Es geht los. Richi steigt in die erste Seillänge ein und schon bald kann ich gewohnt regelmässig Seil ausgeben. Da ist kein Zögern, keine Pause, ruhig und gleichmässig gebe ich das Seil aus. "Stand" höre ich von fern und so mache ich mich bereit. "Ok" höre ich und so starte auch ich in die Seillänge. Und dann passiert etwas, was ich schon wirklich sehr lange nicht mehr hatte - ein Déjà-vu! Ich schwöre, ich stand noch nie an diesem Pfeiler und ich bin zum allerersten Mal überhaupt in dieser Gegend. Kurz bevor ich mit dem Klettern beginnen möchte, weiss und sehe ich exakt, was ich als Nächstes tun werde und weiss genau, wo die Griffe und Tritte sind. Ich spüre die Umgebung nicht, die Gedanken sind absolut fokussiert, eine wohlige Wärme der Freude und des Glücklichseins durchströmt mich. Das war ein seltsames jedoch wunderschönes Erlebnis und irgendwie beschäftigte mich dies während der ganzen Seillänge.

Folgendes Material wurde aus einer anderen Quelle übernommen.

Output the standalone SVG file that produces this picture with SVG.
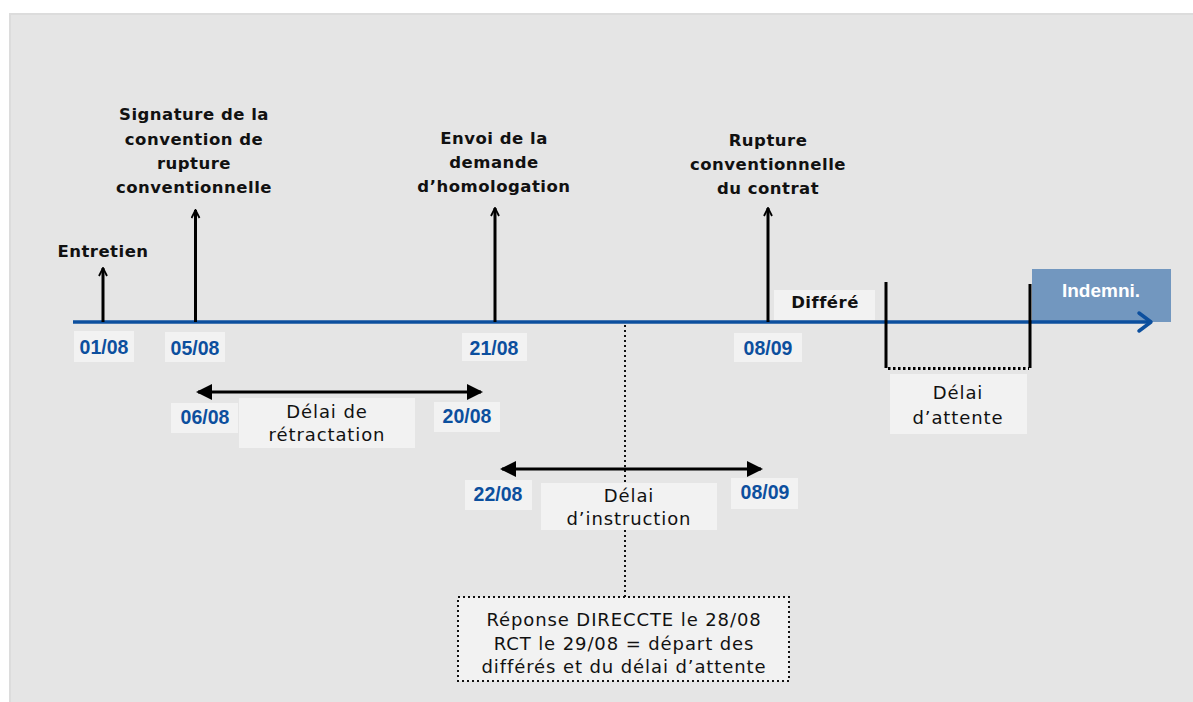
<svg xmlns="http://www.w3.org/2000/svg" width="1193" height="702" viewBox="0 0 1193 702">
<defs>
<style>
.bg{fill:#e5e5e5}
.lbl{fill:#f2f2f2}
.date{font-family:"Liberation Sans",Arial,sans-serif;font-weight:bold;font-size:19.5px;fill:#0c4f9e;text-anchor:middle}
.head{font-family:"DejaVu Sans",sans-serif;font-weight:bold;font-size:16.5px;fill:#111;text-anchor:middle;letter-spacing:0.5px}
.reg{font-family:"DejaVu Sans",sans-serif;font-size:18px;fill:#111;text-anchor:middle;letter-spacing:0.9px}
.ev{stroke:#000;stroke-width:3;fill:none;marker-end:url(#open)}
.dbl{stroke:#000;stroke-width:3;fill:none;marker-start:url(#tri);marker-end:url(#tri)}
.dot{stroke:#111;stroke-width:2;stroke-dasharray:2 3;fill:none}
</style>
<marker id="open" viewBox="0 0 10 10" refX="9" refY="5" markerWidth="10" markerHeight="10" markerUnits="userSpaceOnUse" orient="auto">
<path d="M1,1 L9,5 L1,9" fill="none" stroke="#000" stroke-width="1.8"/>
</marker>
<marker id="tri" viewBox="0 0 16 16" refX="14" refY="8" markerWidth="16" markerHeight="16" markerUnits="userSpaceOnUse" orient="auto-start-reverse">
<path d="M0,0 L16,8 L0,16 Z" fill="#000"/>
</marker>
</defs>
<rect x="0" y="0" width="1193" height="702" fill="#ffffff"/>
<rect x="9" y="13" width="1184" height="689" fill="#dcdcdc"/>
<rect x="11" y="15" width="1182" height="687" class="bg"/>

<g id="connectors">
<line class="dot" x1="625" y1="325" x2="625" y2="597"/>
<rect x="1032" y="269" width="139" height="53" fill="#7297bf"/>
<line x1="73" y1="322" x2="1150" y2="322" stroke="#0c4f9e" stroke-width="3.5"/>
<path d="M1139,313 L1151,322 L1139,331" fill="none" stroke="#0c4f9e" stroke-width="3.5" stroke-linecap="round" stroke-linejoin="round"/>
<line class="ev" x1="103" y1="322" x2="103" y2="268"/>
<line class="ev" x1="195.5" y1="322" x2="195.5" y2="210"/>
<line class="ev" x1="495" y1="322" x2="495" y2="208"/>
<line class="ev" x1="768" y1="322" x2="768" y2="208"/>
<line class="dbl" x1="198" y1="392" x2="481" y2="392"/>
<line class="dbl" x1="502" y1="469" x2="761" y2="469"/>
<path d="M886,282 L886,368 M1030,284 L1030,368" stroke="#000" stroke-width="3" fill="none"/>
<line x1="888" y1="368.5" x2="1029" y2="368.5" stroke="#000" stroke-width="3" stroke-dasharray="2.5 2.5"/>
</g>

<g id="n-entretien">
<text class="head" x="103" y="257">Entretien</text>
<rect class="lbl" x="74" y="331" width="60" height="31"/>
<text class="date" x="104" y="354">01/08</text>
</g>

<g id="n-signature">
<text class="head" x="194" y="120">Signature de la</text>
<text class="head" x="194" y="145">convention de</text>
<text class="head" x="194" y="169">rupture</text>
<text class="head" x="194" y="193">conventionnelle</text>
<rect class="lbl" x="165" y="332" width="60" height="30"/>
<text class="date" x="195" y="355">05/08</text>
</g>

<g id="n-envoi">
<text class="head" x="494" y="144">Envoi de la</text>
<text class="head" x="494" y="168">demande</text>
<text class="head" x="494" y="192">d’homologation</text>
<rect class="lbl" x="462" y="333" width="65" height="28"/>
<text class="date" x="494" y="355">21/08</text>
</g>

<g id="n-rupture">
<text class="head" x="768" y="146">Rupture</text>
<text class="head" x="768" y="170">conventionnelle</text>
<text class="head" x="768" y="194">du contrat</text>
<rect class="lbl" x="734" y="333" width="68" height="29"/>
<text class="date" x="768" y="355">08/09</text>
</g>

<g id="n-differe">
<rect class="lbl" x="774" y="290" width="101" height="30"/>
<text class="head" x="825" y="308">Différé</text>
</g>

<g id="n-attente">
<rect class="lbl" x="890" y="374" width="137" height="60"/>
<text class="reg" x="958" y="399">Délai</text>
<text class="reg" x="958" y="424">d’attente</text>
</g>

<g id="n-indemni">
<text x="1101" y="297" font-family="Liberation Sans, Arial, sans-serif" font-weight="bold" font-size="19" fill="#ffffff" text-anchor="middle">Indemni.</text>
</g>

<g id="n-retractation">
<rect class="lbl" x="171" y="403" width="67" height="30"/>
<text class="date" x="205" y="424">06/08</text>
<rect class="lbl" x="239" y="398" width="176" height="50"/>
<text class="reg" x="327" y="418">Délai de</text>
<text class="reg" x="327" y="441">rétractation</text>
<rect class="lbl" x="434" y="402" width="66" height="30"/>
<text class="date" x="467" y="423">20/08</text>
</g>

<g id="n-instruction">
<rect class="lbl" x="465" y="480" width="67" height="30"/>
<text class="date" x="498" y="501">22/08</text>
<rect class="lbl" x="541" y="483" width="176" height="47"/>
<text class="reg" x="629" y="502">Délai</text>
<text class="reg" x="629" y="525">d’instruction</text>
<rect class="lbl" x="731" y="478" width="67" height="31"/>
<text class="date" x="765" y="499">08/09</text>
</g>

<g id="n-reponse">
<rect x="458" y="597" width="331" height="84" fill="#f2f2f2" stroke="#111" stroke-width="2" stroke-dasharray="2 3"/>
<text class="reg" x="624" y="626">Réponse DIRECCTE le 28/08</text>
<text class="reg" x="624" y="650">RCT le 29/08 = départ des</text>
<text class="reg" x="624" y="673">différés et du délai d’attente</text>
</g>
</svg>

Ein seltener Anblick - am scharfen Ende des Seils

Nach der dritten Seillänge schiebt sich eine vom Wetterdienst nicht vorhergesagte dicke graue Wolke vor die Sonne. Es wird sofort deutlich kühler. Beide sind wir froh, dass wir nun den Windstopper angezogen haben und keinem wird heute noch in den Sinn kommen, diesen je wieder auszuziehen. Der Wind frischt weiter auf, der Chill-Faktor setzt ein. Mutig und dem stetig heftig werdenden Wind trotzend klettern wir durch fantastisch schöne Seillängen. Bei der zweitletzten Seillänge ist Schluss, zu kalt ist uns beiden und so seilen wir ab. Auch diesbezüglich hat die Route etwas zu bieten. Rund 40 Meter frei hängend zum nächsten Standplatz abseilen, das habe ich noch nie gemacht und ich bin so froh, dass Richi vor mir abgeseilt ist und den Standplatz gefunden hat. Denn so konnte er mich mitten in der Luft hängend zu sich an den Stand ziehen. Ich wäre höchstwahrscheinlich am Seil hängend - verhungert? Bald sind wir wieder beim Einstieg zur Route, packen alles zusammen und steigen so schnell als möglich ab.

Die Route an sich ist der absolute Hammer. Das Klettern hat mir unheimlich viel Spass gemacht und dort wo die schwierigen Stellen sind, glänzen rostfreie Bolts um sich notfalls im p.a.-Modus in die Höhe zu wuchten. Die Ausgesetztheit und die Steilheit sind genial und von unten nicht sichtbar. Deshalb haben wohl die Erstbegeher auch den Routenamen mit "Flacher Pfeiler" gewählt. Richi bringt noch einen Aspekt auf. In der Route sind noch die Bohrhaken von 1978. In die möchte man eigentlich nicht stürzen. Die Frage ist jedoch: Was bewegte Menschen im Jahr 1978 mit ein paar Bohrhaken, welche äusserst mühsam in den Fels getrieben werden müssen (da gab es noch keine tragbaren Akku-Bohrmaschinen), diesen Fels zu begehen. Es muss wohl die absolute Freude am Klettern und am Unbekannten sein. Auf jeden Fall haben sie eine wunderbare Linie gefunden und eingerichtet.

Richi gehen die Ideen für schöne Klettereien nie aus

Ich werde auf jeden Fall nochmals in diese Route einsteigen, doch vorher ganz exakt den Wetterbericht studieren. Auf jeden Fall werde ich wieder den Windstopper mitnehmen. Ich freue mich jetzt schon auf diese Tour.